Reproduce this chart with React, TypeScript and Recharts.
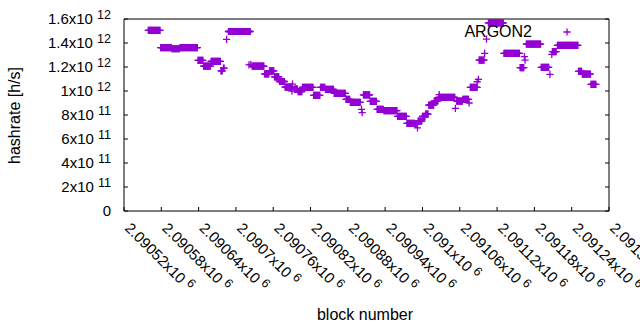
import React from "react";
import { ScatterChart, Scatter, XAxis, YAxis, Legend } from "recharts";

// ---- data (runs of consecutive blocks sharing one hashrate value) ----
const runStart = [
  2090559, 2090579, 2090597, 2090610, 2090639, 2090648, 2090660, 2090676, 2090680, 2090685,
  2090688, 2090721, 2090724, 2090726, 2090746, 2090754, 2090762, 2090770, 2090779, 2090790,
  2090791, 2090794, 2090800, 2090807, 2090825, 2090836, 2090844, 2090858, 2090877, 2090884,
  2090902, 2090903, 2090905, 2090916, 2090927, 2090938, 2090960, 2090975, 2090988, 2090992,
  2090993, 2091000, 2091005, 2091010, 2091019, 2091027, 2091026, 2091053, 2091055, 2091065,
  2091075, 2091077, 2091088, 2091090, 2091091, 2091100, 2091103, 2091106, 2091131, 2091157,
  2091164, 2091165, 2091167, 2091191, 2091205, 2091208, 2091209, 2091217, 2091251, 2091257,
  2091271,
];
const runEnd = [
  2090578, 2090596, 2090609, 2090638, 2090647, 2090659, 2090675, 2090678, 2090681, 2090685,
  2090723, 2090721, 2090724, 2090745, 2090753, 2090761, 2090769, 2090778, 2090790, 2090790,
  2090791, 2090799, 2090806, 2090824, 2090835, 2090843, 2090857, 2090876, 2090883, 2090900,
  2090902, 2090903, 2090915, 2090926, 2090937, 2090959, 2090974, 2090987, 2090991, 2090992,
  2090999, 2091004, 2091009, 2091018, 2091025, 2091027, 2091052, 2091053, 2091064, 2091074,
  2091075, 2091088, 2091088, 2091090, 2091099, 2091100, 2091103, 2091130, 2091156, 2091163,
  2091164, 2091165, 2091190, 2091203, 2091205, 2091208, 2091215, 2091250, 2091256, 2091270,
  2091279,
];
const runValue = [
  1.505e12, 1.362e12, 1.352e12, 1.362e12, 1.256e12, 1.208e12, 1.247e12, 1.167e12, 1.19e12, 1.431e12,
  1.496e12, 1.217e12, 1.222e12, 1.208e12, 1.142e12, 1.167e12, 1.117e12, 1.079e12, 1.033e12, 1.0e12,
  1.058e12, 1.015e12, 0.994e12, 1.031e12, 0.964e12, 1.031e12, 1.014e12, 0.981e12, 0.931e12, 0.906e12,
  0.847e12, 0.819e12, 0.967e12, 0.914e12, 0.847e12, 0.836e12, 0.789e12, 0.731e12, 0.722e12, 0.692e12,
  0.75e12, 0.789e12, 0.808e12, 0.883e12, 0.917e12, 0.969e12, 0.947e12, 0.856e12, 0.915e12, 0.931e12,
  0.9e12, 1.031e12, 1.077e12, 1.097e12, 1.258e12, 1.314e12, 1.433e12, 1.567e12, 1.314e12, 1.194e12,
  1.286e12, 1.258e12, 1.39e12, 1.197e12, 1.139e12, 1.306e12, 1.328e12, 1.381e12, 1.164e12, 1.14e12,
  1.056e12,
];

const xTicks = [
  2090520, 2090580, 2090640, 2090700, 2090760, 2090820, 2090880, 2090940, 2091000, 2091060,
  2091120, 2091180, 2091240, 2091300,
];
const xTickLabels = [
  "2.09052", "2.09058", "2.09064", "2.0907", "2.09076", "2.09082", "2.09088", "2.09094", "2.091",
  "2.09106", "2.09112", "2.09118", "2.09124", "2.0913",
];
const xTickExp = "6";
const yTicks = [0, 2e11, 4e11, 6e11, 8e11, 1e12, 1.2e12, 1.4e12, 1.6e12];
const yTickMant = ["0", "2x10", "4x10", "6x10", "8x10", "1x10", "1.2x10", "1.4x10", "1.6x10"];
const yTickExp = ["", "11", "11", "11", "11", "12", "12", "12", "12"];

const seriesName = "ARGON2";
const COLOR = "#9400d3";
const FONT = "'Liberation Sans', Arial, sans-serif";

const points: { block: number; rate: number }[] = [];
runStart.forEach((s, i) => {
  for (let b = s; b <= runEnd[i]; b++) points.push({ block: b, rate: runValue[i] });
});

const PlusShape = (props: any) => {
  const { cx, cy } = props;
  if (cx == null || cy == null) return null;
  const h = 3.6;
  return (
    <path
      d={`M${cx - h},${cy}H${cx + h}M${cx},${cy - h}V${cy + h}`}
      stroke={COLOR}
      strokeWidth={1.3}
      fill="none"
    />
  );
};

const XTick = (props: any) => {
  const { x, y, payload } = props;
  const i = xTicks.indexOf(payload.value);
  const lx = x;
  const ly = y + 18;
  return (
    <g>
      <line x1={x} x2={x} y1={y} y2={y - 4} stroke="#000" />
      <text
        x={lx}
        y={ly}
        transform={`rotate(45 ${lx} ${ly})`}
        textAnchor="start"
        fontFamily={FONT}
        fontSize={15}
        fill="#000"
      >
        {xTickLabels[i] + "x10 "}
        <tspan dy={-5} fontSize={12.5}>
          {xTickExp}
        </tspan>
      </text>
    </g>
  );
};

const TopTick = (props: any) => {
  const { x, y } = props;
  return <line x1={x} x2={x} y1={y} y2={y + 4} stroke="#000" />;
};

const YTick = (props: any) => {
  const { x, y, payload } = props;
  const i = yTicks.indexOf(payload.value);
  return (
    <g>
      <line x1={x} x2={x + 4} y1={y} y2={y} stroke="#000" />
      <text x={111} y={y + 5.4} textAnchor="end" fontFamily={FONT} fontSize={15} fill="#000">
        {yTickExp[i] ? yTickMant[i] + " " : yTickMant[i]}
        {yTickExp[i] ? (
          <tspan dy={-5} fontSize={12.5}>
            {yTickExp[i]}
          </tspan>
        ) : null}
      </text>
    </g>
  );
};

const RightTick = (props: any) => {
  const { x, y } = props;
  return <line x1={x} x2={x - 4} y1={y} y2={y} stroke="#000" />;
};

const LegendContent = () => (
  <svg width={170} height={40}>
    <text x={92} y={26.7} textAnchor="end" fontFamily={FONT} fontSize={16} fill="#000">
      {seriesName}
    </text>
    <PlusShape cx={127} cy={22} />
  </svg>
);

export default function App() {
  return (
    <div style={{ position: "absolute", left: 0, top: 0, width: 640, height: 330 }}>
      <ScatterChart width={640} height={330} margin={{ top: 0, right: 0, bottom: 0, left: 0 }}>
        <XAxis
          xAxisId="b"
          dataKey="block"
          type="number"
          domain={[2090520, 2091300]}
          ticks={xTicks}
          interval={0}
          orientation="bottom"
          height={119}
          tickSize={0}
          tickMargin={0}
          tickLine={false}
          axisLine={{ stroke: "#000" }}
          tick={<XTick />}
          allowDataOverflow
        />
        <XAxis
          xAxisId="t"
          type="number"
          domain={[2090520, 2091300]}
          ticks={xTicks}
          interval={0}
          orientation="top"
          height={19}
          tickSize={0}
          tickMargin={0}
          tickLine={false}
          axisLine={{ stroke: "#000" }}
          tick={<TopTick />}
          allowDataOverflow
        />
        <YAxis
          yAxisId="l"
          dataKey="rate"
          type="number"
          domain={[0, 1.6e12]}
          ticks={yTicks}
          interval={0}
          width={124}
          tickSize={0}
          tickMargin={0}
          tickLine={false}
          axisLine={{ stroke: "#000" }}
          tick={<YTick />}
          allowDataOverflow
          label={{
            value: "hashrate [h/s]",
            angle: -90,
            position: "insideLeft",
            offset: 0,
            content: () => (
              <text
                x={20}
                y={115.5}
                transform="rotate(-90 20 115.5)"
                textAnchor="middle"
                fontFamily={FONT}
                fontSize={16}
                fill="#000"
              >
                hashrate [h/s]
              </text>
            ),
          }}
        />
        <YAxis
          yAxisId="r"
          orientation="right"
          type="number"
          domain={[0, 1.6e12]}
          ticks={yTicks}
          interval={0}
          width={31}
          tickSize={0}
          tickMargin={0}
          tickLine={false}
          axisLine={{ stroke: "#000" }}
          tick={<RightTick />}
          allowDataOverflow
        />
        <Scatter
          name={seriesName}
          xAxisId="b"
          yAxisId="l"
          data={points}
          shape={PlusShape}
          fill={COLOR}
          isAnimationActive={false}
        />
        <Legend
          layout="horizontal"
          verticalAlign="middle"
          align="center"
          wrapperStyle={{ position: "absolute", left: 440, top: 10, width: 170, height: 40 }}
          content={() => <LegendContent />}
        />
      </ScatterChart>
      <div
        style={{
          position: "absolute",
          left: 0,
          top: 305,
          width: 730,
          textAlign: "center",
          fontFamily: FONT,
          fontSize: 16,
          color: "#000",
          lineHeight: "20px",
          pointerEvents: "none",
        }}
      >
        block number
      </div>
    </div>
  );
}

▶ [Stated exercise]:
Check every line for "React" and show the ones that have it.

▶ [Task response]:
Reproduce this chart with React, TypeScript and Recharts.
import React from "react";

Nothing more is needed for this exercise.